How Walt Disney ushered in 100 years of childhood trauma
Disney films may be filled with wonder and magic, but let's not forget about the psychological scars that Uncle Walt and his studio have left upon us all

Like a lot of kids raised in the early 1900s, Walt Disney grew up in a world where corporal punishment was an accepted form of parental discipline. Both he and his brother Roy suffered at the hands of their remote and taciturn father Elias, whose favorite tool of enforcement was a “switch”: a thin, green, tree branch, moist enough to be flexible and whiplike, and used by Elias to punish the Disney boys for transgressions both real and imagined.
Walt Disney professed in later life that he became a bedwetter under the stress, and according to one biographer, Disney often wondered aloud how that cruel old man could be his father, or why his mother didn’t step in to stop the abuse. No wonder when Disney became the crown prince of Hollywood make-believe, he so often fantasized about killing and imprisoning parents.
Because don’t kid yourself about those beloved Disney animated classics like Snow White, Pinocchio and Dumbo.

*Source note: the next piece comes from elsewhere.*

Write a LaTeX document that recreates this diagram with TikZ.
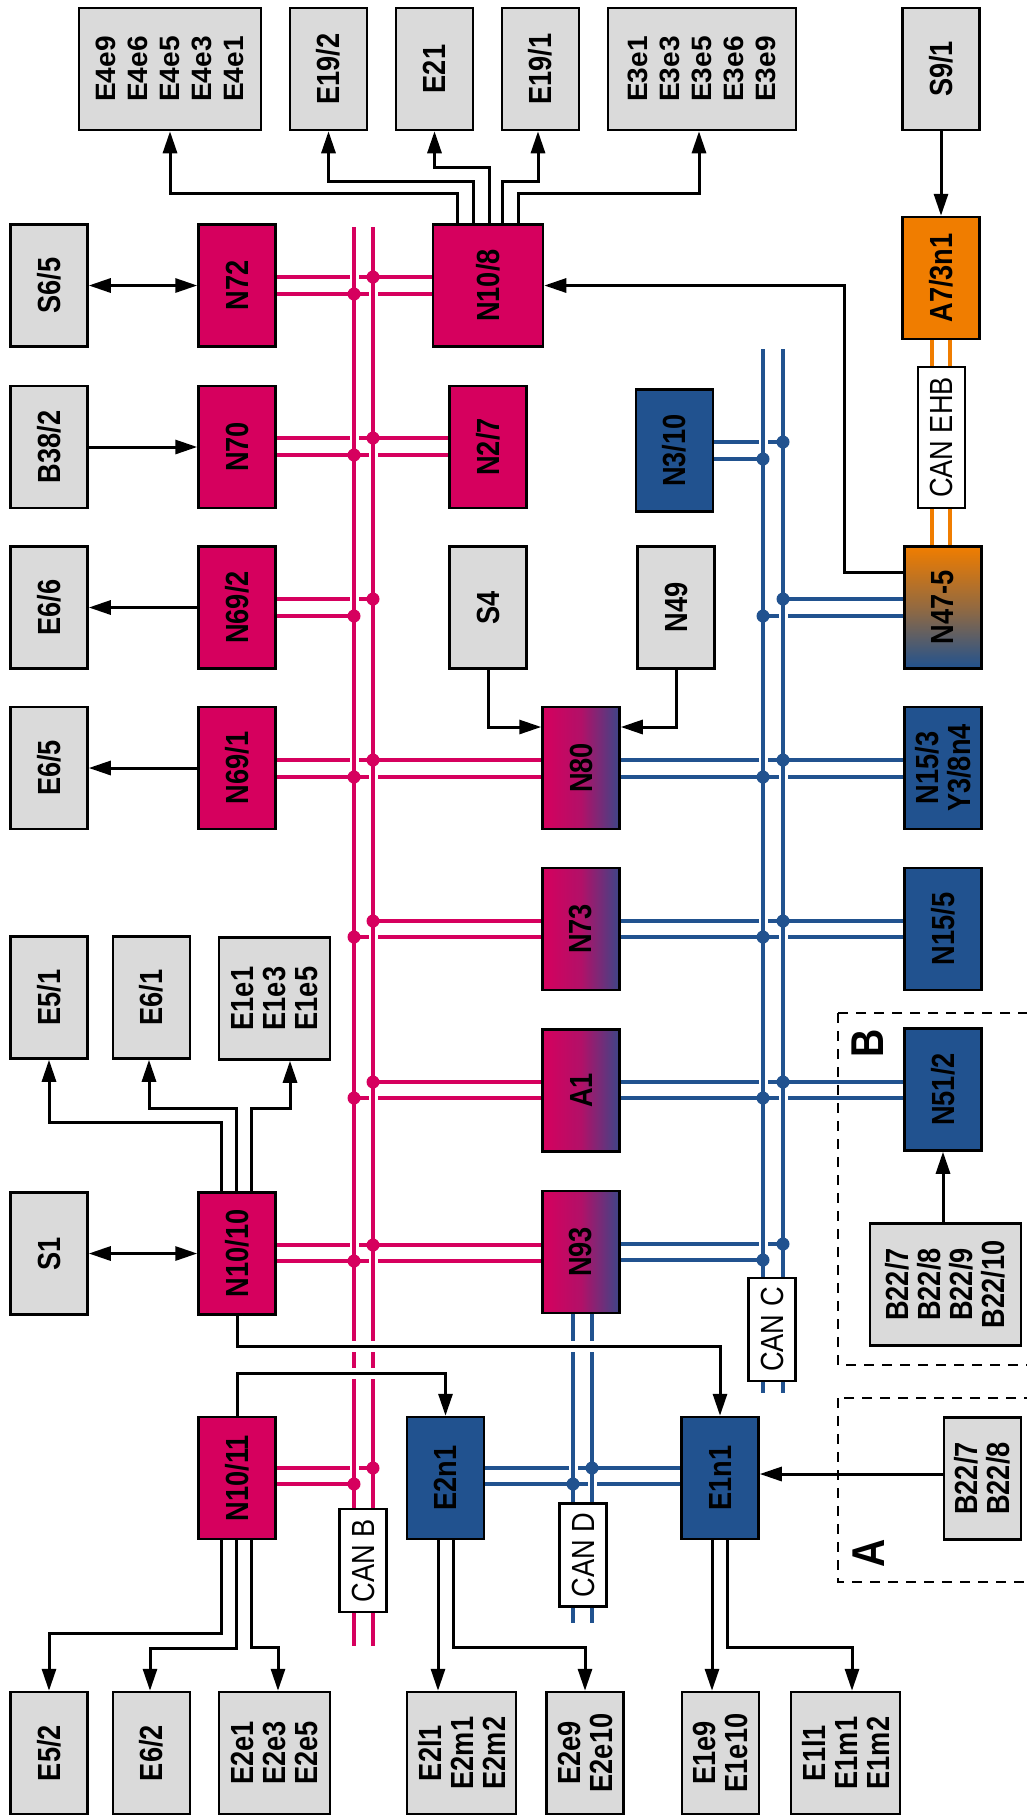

Oh sure, they’re riddled with heart-warming lessons about true love, and how you should learn to love yourself even if you’re different, and wholesome messaging jazz like that. But that’s all window-dressing on a cheerful technicolor surface. Inside, the seminal Disney features have parricide in their hearts.
Take Snow White herself. She’s an orphan, being oppressed by a maniacal stepmom who wants her dead. No mother, no father—no one to care for her or tuck her in at night. There’s even a fan theory that the Evil Queen is a serial killer, and that Snow White’s deceased folks cameo as the skeletons who appear in the background when Queenie sets out to whack Snow White with a poisoned apple.
Pinocchio’s Geppetto is a single father who gets off comparatively easy. He winds up imprisoned inside the belly of a whale. Then there’s Bambi, a delightful and nature loving idyll about an innocent fawn coming of age in a lush forest—until a gaggle of hunters shoot his mom dead. Picture if you will the bright-eyed and anthropomorphic Bambi foraging in earliest springtime. “New spring grass!” Mom says joyfully, as mother and child break the winter fast and start to eat. Suddenly, Mom’s head jerks upright. She hears something. “Bambi! Quick! The thicket!” Gunfire erupts as they race toward a treeline only one of them will reach.
It’s a murder scene worthy of Hitchcock. In a children’s movie.
Dumbo delivers the terror
Spiking the trauma-meter even higher is Dumbo, where the whimsy of a parent imprisoned in a whale’s belly is replaced by putting Dumbo’s mom in leg irons. Mom sings the weeping baby elephant a lullaby—through the barred window of a cage car with the words “Mad Elephant” posted on it. In a previous scene, she beat up a kid for pulling on Dumbo’s ears, and tried to kill some circus roustabouts when they attempted to stop her.
If you’re sensing a pattern, that’s because there is one. Those are central plot devices in the first four Disney animated features if you don’t count Fantasia, which is mostly story-less. It’s hard to say exactly why Walt Disney was so drawn to mayhem around the parent/child relationship. Maybe it was just a shortcut to making his child-like protagonists the centers of their worlds. Maybe Walt was a time traveler who managed to read the Atonement With The Father chapter of Joseph Campbell’s The Hero With A Thousand Faces 10 years before it was published.